I agree with most of this other than U2 and Def Lep... especially agree with Free Bird.


1. “American Pie” - Don McLean

Listen... I understand it's a tribute to Buddy Holly, Richie Valens and the Big Bopper all dying in the plane crash, but the song could've easily been a fitting tribute at the four minute mark. I'd even take five. But nearly nine minutes? Number one on my list of most annoying pub sing-a-long songs - best time to take a piss or a cigarette break outside.

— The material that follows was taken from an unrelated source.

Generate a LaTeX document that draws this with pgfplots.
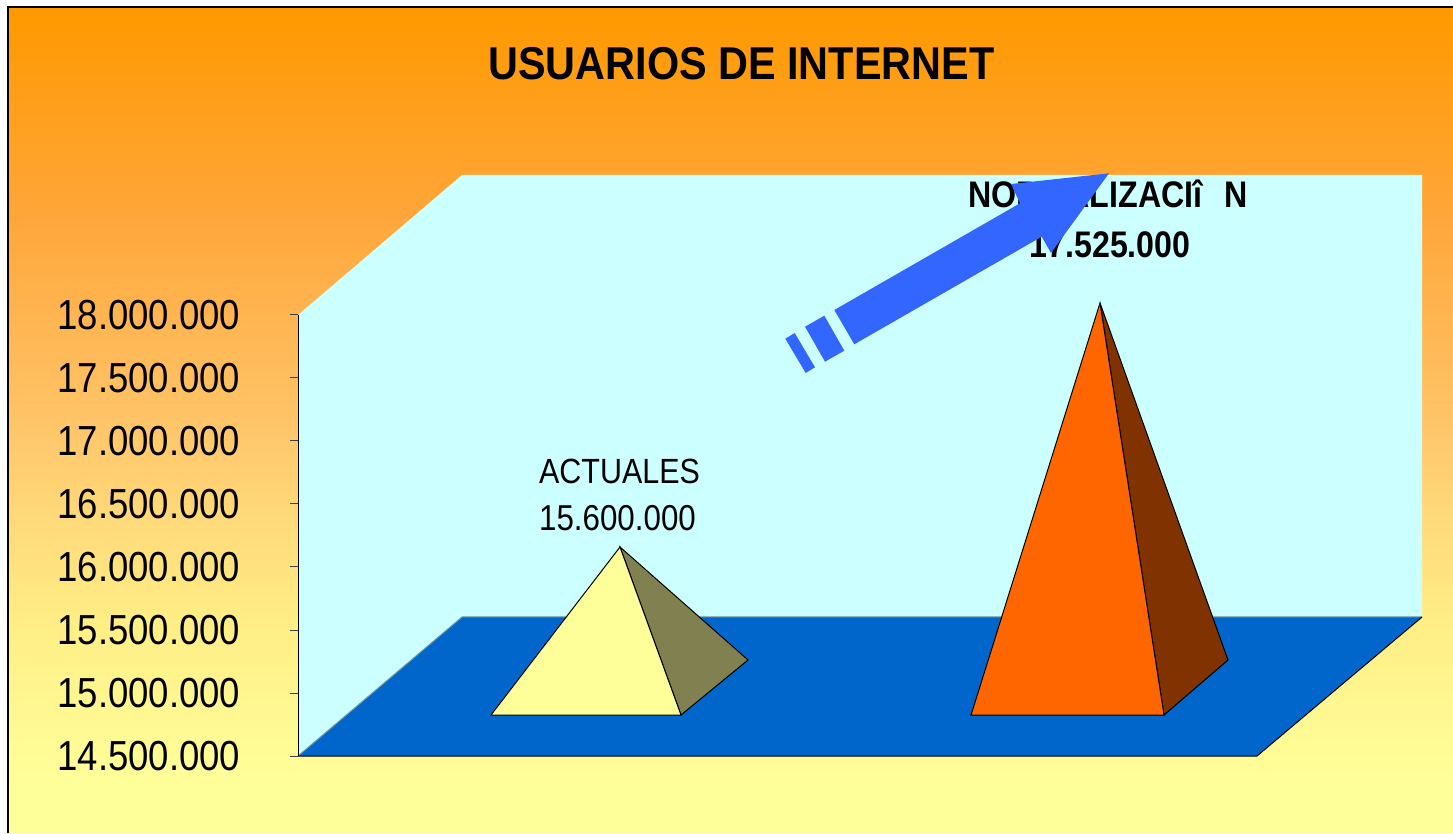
\documentclass[border=0pt]{standalone}
\usepackage{fontspec}
\setmainfont{Liberation Sans}
\newfontfamily\cfont[FakeStretch=0.87]{Liberation Sans}
\newfontfamily\tfont[FakeStretch=0.9]{Liberation Sans}
\usepackage{pgfplots}
\pgfplotsset{compat=1.18}
\definecolor{wall}{HTML}{CCFFFF}
\definecolor{floorc}{HTML}{0066CC}
\definecolor{bgA}{HTML}{FF9900}
\definecolor{bgB}{HTML}{FFA63A}
\definecolor{bgC}{HTML}{FFC468}
\definecolor{bgD}{HTML}{FFDA7A}
\definecolor{bgE}{HTML}{FFEE86}
\definecolor{bgF}{HTML}{FFFC96}
\definecolor{bgG}{HTML}{FFFF99}
\definecolor{pyrAf}{HTML}{FFFF99}
\definecolor{pyrAs}{HTML}{808050}
\definecolor{pyrBf}{HTML}{FF6600}
\definecolor{pyrBs}{HTML}{803300}
\definecolor{arrowc}{HTML}{3366FF}
\begin{document}
\begin{tikzpicture}[x=1pt,y=1pt]
\useasboundingbox (0pt,0pt) rectangle (1453pt,833pt);
\fill[white] (0pt,0pt) rectangle (1453pt,833pt);
\begin{axis}[
  at={(0pt,0pt)},anchor=south west,
  scale only axis,width=1453pt,height=833pt,
  xmin=0,xmax=1453,ymin=13.8889,ymax=20.5,
  axis lines=none,
]
% background
\fill[bgG] (axis cs:8,14.24) rectangle (axis cs:1453,13.8889);
\fill[top color=bgF,bottom color=bgG,draw=none] (axis cs:8,14.5476) rectangle (axis cs:1453,14.2302);
\fill[top color=bgE,bottom color=bgF,draw=none] (axis cs:8,15.5397) rectangle (axis cs:1453,14.5426);
\fill[top color=bgD,bottom color=bgE,draw=none] (axis cs:8,16.3730) rectangle (axis cs:1453,15.5347);
\fill[top color=bgC,bottom color=bgD,draw=none] (axis cs:8,17.1667) rectangle (axis cs:1453,16.3680);
\fill[top color=bgB,bottom color=bgC,draw=none] (axis cs:8,18.7937) rectangle (axis cs:1453,17.1617);
\fill[top color=bgA,bottom color=bgB,draw=none] (axis cs:8,20.4444) rectangle (axis cs:1453,18.7887);
\draw[black,line width=1.2pt] (axis cs:8,13.8889) -- (axis cs:8,20.4444) -- (axis cs:1453,20.4444);
% back wall
\addplot[fill=wall,draw=none,mark=none] coordinates {(298,18.0) (462,19.1111) (1422,19.1111) (1422,15.6032) (462,15.6032) (298,14.5)} -- cycle;
% floor
\addplot[fill=floorc,draw=none,mark=none] coordinates {(298,14.5) (462,15.6032) (1422,15.6032) (1257,14.5)} -- cycle;
\addplot[color=black!40!wall,line width=1pt,mark=none] coordinates {(298,14.5) (462,15.6032) (1422,15.6032)};
\addplot[color=black,line width=1pt,mark=none] coordinates {(298,14.5) (1257,14.5) (1422,15.6032)};
% pyramid ACTUALES 15.600.000
\addplot[fill=pyrAs,draw=black,line width=1pt,mark=none] coordinates {(681,14.8254) (748,15.2619) (620,16.1587)} -- cycle;
\addplot[fill=pyrAf,draw=black,line width=1pt,mark=none] coordinates {(491,14.8254) (681,14.8254) (620,16.1587)} -- cycle;
% pyramid NORMALIZACION 17.525.000
\addplot[fill=pyrBs,draw=black,line width=1pt,mark=none] coordinates {(1164,14.8254) (1228,15.2619) (1100,18.0952)} -- cycle;
\addplot[fill=pyrBf,draw=black,line width=1pt,mark=none] coordinates {(971,14.8254) (1164,14.8254) (1100,18.0952)} -- cycle;
% texts
\node[font=\tfont\bfseries\fontsize{46}{50}\selectfont,anchor=center] at (axis cs:741.5,19.9921) {USUARIOS DE INTERNET};
\node[font=\cfont\bfseries\fontsize{37}{40}\selectfont,anchor=center] at (axis cs:1108,18.9604) {NORMALIZACIî\hspace{13pt} N};
\node[font=\cfont\bfseries\fontsize{37}{40}\selectfont,anchor=center] at (axis cs:1110,18.5556) {17.525.000};
\node[font=\cfont\fontsize{35}{40}\selectfont,anchor=center] at (axis cs:619.5,16.7619) {ACTUALES};
\node[font=\cfont\fontsize{36}{40}\selectfont,anchor=center] at (axis cs:617.5,16.3889) {15.600.000};
% arrow
\addplot[fill=arrowc,draw=none,mark=none] coordinates {(834.3,18.0397) (1020,18.8865) (1011,19.0397) (1109,19.1246) (1051,18.4921) (1041.7,18.6214) (854.3,17.7675)} -- cycle;
\addplot[fill=arrowc,draw=none,mark=none] coordinates {(805,17.9071) (824.3,17.9944) (844.3,17.7167) (825,17.6294)} -- cycle;
\addplot[fill=arrowc,draw=none,mark=none] coordinates {(785.3,17.8119) (794.7,17.8571) (815,17.5849) (805.7,17.5397)} -- cycle;
\end{axis}
\begin{axis}[
  at={(298pt,77pt)},anchor=south west,
  scale only axis,width=959pt,height=441pt,
  xmin=0,xmax=1,ymin=14.5,ymax=18,
  axis x line=none,axis y line=left,
  axis line style={-,black,line width=1pt},
  ytick={14.5,15,15.5,16,16.5,17,17.5,18},
  yticklabels={14.500.000,15.000.000,15.500.000,16.000.000,16.500.000,17.000.000,17.500.000,18.000.000},
  tick align=outside,
  major tick length=8pt,
  tick style={black!75,line width=1pt},
  yticklabel style={font=\cfont\fontsize{42}{46}\selectfont,anchor=east,xshift=-49.5pt,inner sep=0pt},
]
\end{axis}
\end{tikzpicture}
\end{document}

Selected by Drake of Thus Spake Drake

2. “Light My Fire” - The Doors

There are some words that do not belong in a rock song. “Pyre” is one of these words. “Mire,” and “wallow” also fall into the category. All three of these words are featured prominently in the Doors “Light My Fire.” For some inexplicable reason, the Doors are viewed as some sort of spiritual counterpoint to the more hedonistic examples of rock decadence in the 60s. But “Light My Fire” illustrates an almost paralyzing lack of any redeeming qualities, a fact that seems to have been overlooked by critics and fans alike for more than three decades.
Bands that feature a piano or keyboard prominently are generally pretty goofy to begin with, but Ray Manzarek’s circus riff and odd organ stabs are headache inducing. The opening figures are some of the most memorable in rock history, because, like “Stairway” for shoddy guitar players, many aspiring rock pianists pick it out on whatever keyed instrument they find themselves in front of. Also, the shambling mid-song guitar/organ breakdown is a relic of an age of psychedelic rock that mercifully has passed for all but the heaviest drug users of the present day.

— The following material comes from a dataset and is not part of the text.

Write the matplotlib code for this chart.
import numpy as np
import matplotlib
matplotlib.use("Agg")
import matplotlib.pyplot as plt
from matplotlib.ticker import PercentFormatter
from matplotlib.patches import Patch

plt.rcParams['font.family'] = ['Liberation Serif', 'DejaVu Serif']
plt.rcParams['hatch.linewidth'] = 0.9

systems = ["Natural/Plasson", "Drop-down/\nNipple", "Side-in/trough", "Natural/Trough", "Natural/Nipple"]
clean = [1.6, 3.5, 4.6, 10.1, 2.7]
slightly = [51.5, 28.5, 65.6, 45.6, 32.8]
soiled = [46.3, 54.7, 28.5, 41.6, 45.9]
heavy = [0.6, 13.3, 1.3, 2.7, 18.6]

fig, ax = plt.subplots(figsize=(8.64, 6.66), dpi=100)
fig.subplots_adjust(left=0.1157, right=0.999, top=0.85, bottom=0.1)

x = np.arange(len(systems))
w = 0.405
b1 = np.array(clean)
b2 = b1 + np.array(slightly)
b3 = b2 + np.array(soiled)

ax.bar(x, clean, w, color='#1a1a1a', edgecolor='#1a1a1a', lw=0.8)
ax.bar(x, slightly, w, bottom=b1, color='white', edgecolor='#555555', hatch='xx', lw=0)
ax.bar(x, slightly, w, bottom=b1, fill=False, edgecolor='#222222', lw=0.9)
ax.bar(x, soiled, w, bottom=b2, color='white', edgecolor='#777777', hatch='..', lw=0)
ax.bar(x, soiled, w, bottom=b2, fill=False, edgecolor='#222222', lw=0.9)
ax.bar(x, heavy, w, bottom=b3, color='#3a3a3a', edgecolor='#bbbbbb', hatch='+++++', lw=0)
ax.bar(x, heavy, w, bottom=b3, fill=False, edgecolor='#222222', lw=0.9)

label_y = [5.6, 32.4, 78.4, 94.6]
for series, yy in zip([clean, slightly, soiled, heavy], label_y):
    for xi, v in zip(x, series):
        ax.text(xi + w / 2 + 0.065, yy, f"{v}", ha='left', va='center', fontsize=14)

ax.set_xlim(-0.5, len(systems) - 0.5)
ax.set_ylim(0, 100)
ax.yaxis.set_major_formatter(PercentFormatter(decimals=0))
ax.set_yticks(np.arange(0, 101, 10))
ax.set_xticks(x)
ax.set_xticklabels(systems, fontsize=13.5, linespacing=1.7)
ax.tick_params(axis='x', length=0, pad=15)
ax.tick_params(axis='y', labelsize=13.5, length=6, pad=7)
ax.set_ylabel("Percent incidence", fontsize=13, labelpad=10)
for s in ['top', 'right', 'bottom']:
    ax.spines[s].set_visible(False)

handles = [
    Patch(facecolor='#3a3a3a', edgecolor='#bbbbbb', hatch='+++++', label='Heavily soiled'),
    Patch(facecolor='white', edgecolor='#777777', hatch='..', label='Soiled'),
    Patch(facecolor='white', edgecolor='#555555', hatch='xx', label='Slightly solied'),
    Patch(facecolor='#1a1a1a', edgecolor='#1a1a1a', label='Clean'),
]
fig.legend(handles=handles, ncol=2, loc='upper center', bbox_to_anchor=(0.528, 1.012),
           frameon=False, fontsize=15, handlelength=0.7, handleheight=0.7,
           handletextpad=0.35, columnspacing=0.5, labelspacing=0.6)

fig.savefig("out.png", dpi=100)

Lyrically, Jim Morrison’s poetry-set-to-music resembles the scribbling of someone who has just finished the Romantic Poetry section of their tenth grade English class. This doesn’t even cover the fact that in the chorus, “fire” is rhymed with “fire,” the second of which is delivered with a strangled bellow that is supposed to convey some sort of passion that is missing in Morrison’s morose and flat delivery during the rest of the song. Also, “girl we couldn’t get much higher”? He sounds like an eight grader who just smoked some oregano he bought in the bathroom of the mall. Morrison is considered a rock god because he removed his pants in public, took too many drugs, and let disgusting overconfidence mask an obvious lack of talent. If this is what makes someone a rock god, then we all went to college with about 50 rock gods who now work at Morgan Stanley.

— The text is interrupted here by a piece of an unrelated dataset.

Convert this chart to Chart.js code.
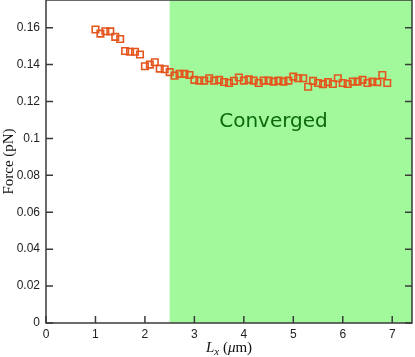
<!DOCTYPE html>
<html>
<head>
<meta charset="utf-8">
<script src="https://cdn.jsdelivr.net/npm/chart.js@4/dist/chart.umd.min.js"></script>
<style>
    html, body { margin: 0; padding: 0; background: #fff; }
    #wrap { width: 415px; height: 357px; }
</style>
</head>
<body>
<div id="wrap"><canvas id="forceChart" width="415" height="357"></canvas></div>
<script>
// Box length Lx (um) of each run
const lengths = [
    1.0, 1.1, 1.2, 1.3, 1.4, 1.5, 1.6, 1.7, 1.8, 1.9,
    2.0, 2.1, 2.2, 2.3, 2.4, 2.5, 2.6, 2.7, 2.8, 2.9,
    3.0, 3.1, 3.2, 3.3, 3.4, 3.5, 3.6, 3.7, 3.8, 3.9,
    4.0, 4.1, 4.2, 4.3, 4.4, 4.5, 4.6, 4.7, 4.8, 4.9,
    5.0, 5.1, 5.2, 5.3, 5.4, 5.5, 5.6, 5.7, 5.8, 5.9,
    6.0, 6.1, 6.2, 6.3, 6.4, 6.5, 6.6, 6.7, 6.8, 6.9
];
// Measured force (pN)
const forces = [
    0.1590, 0.1568, 0.1581, 0.1580, 0.1550, 0.1539, 0.1474, 0.1470, 0.1470, 0.1455,
    0.1391, 0.1400, 0.1413, 0.1378, 0.1375, 0.1359, 0.1340, 0.1350, 0.1350, 0.1344,
    0.1317, 0.1313, 0.1313, 0.1326, 0.1313, 0.1317, 0.1306, 0.1300, 0.1312, 0.1330,
    0.1313, 0.1320, 0.1313, 0.1300, 0.1313, 0.1313, 0.1308, 0.1313, 0.1308, 0.1313,
    0.1335, 0.1326, 0.1326, 0.1280, 0.1312, 0.1300, 0.1294, 0.1305, 0.1295, 0.1326,
    0.1300, 0.1295, 0.1308, 0.1308, 0.1317, 0.1300, 0.1308, 0.1305, 0.1344, 0.1300
];
const xTicks = [0, 1, 2, 3, 4, 5, 6, 7];
const yTicks = [0, 0.02, 0.04, 0.06, 0.08, 0.1, 0.12, 0.14, 0.16];
const convergedFrom = 2.5;
const convergedLabel = "Converged";

const axisColor = "#3a3a3a";

// green shaded band + label, drawn under the markers
const bandPlugin = {
    id: "band",
    beforeDatasetsDraw(chart) {
        const { ctx, chartArea, scales } = chart;
        const x0 = scales.x.getPixelForValue(convergedFrom);
        ctx.save();
        ctx.fillStyle = "#a2f99c";
        ctx.fillRect(x0, chartArea.top, chartArea.right - x0, chartArea.bottom - chartArea.top);
        ctx.fillStyle = "#0b6a0b";
        ctx.font = "20px 'DejaVu Sans'";
        ctx.textAlign = "center";
        ctx.textBaseline = "middle";
        ctx.fillText(convergedLabel, scales.x.getPixelForValue(4.6), scales.y.getPixelForValue(0.109));
        ctx.restore();
    }
};

// box, inward ticks and the two axis titles
const framePlugin = {
    id: "frame",
    afterDraw(chart) {
        const { ctx, chartArea: a, scales } = chart;
        ctx.save();
        ctx.strokeStyle = axisColor;
        ctx.lineWidth = 1.5;
        ctx.beginPath();
        xTicks.forEach(v => {
            const px = scales.x.getPixelForValue(v);
            ctx.moveTo(px, a.bottom);
            ctx.lineTo(px, a.bottom - 7);
        });
        yTicks.forEach(v => {
            const py = scales.y.getPixelForValue(v);
            ctx.moveTo(a.left, py);
            ctx.lineTo(a.left + 7, py);
            ctx.moveTo(a.right, py);
            ctx.lineTo(a.right - 7, py);
        });
        ctx.stroke();
        ctx.strokeRect(a.left, a.top, a.right - a.left, a.bottom - a.top);

        // x title: L_x (μm)
        ctx.fillStyle = "#111";
        ctx.textBaseline = "alphabetic";
        ctx.textAlign = "left";
        const serif = "'Liberation Serif'";
        const parts = [
            { t: "L", f: `italic 15px ${serif}`, dy: 0 },
            { t: "x", f: `italic 11px ${serif}`, dy: 3 },
            { t: " (", f: `15px ${serif}`, dy: 0 },
            { t: "μ", f: `italic 15px ${serif}`, dy: 0 },
            { t: "m)", f: `15px ${serif}`, dy: 0 }
        ];
        let total = 0;
        parts.forEach(p => { ctx.font = p.f; p.w = ctx.measureText(p.t).width; total += p.w; });
        let cx = (a.left + a.right) / 2 - total / 2;
        parts.forEach(p => {
            ctx.font = p.f;
            ctx.fillText(p.t, cx, 352 + p.dy);
            cx += p.w;
        });

        // y title
        ctx.translate(9, (a.top + a.bottom) / 2);
        ctx.rotate(-Math.PI / 2);
        ctx.textAlign = "center";
        ctx.textBaseline = "middle";
        ctx.font = `15px ${serif}`;
        ctx.fillText("Force (pN)", 0, 0);
        ctx.restore();
    }
};

const tickFont = { family: "'Liberation Sans', Arial, sans-serif", size: 12 };

new Chart(document.getElementById("forceChart"), {
    type: "scatter",
    data: {
        datasets: [{
            data: lengths.map((x, i) => ({ x, y: forces[i] })),
            pointStyle: "rect",
            pointRadius: 4.6,
            pointHoverRadius: 4.6,
            borderWidth: 1.6,
            borderColor: "#e4561e",
            backgroundColor: "rgba(0,0,0,0)"
        }]
    },
    options: {
        responsive: false,
        animation: false,
        layout: { autoPadding: false, padding: { top: 0, right: 3, left: 0, bottom: 0 } },
        plugins: {
            legend: { display: false },
            tooltip: { enabled: false }
        },
        scales: {
            x: {
                type: "linear",
                min: 0,
                max: 7.4,
                afterBuildTicks: s => { s.ticks = xTicks.map(v => ({ value: v })); },
                afterFit: s => { s.height = 34; s.paddingLeft = 0; s.paddingRight = 0; },
                grid: { display: false, drawTicks: false },
                border: { display: false },
                ticks: { padding: 4, color: "#222", font: tickFont, maxRotation: 0 }
            },
            y: {
                type: "linear",
                min: 0,
                max: 0.175,
                afterBuildTicks: s => { s.ticks = yTicks.map(v => ({ value: v })); },
                afterFit: s => { s.width = 46; s.paddingTop = 0; s.paddingBottom = 0; },
                grid: { display: false, drawTicks: false },
                border: { display: false },
                ticks: { padding: 6, color: "#222", font: tickFont, callback: v => String(+v.toFixed(2)) }
            }
        }
    },
    plugins: [bandPlugin, framePlugin]
});
</script>
</body>
</html>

“Light My Fire” is a novelty song of the psychedelic age. Somehow it has become tied up with equally inexplicable mythology surrounding Jim Morrison and received critical acclaim far beyond anything that it deserves. The gap between the adoration for “Light My Fire” and the intense awfulness of the song is so large, it’s easily one of the most overrated pieces of popular music created in a long time.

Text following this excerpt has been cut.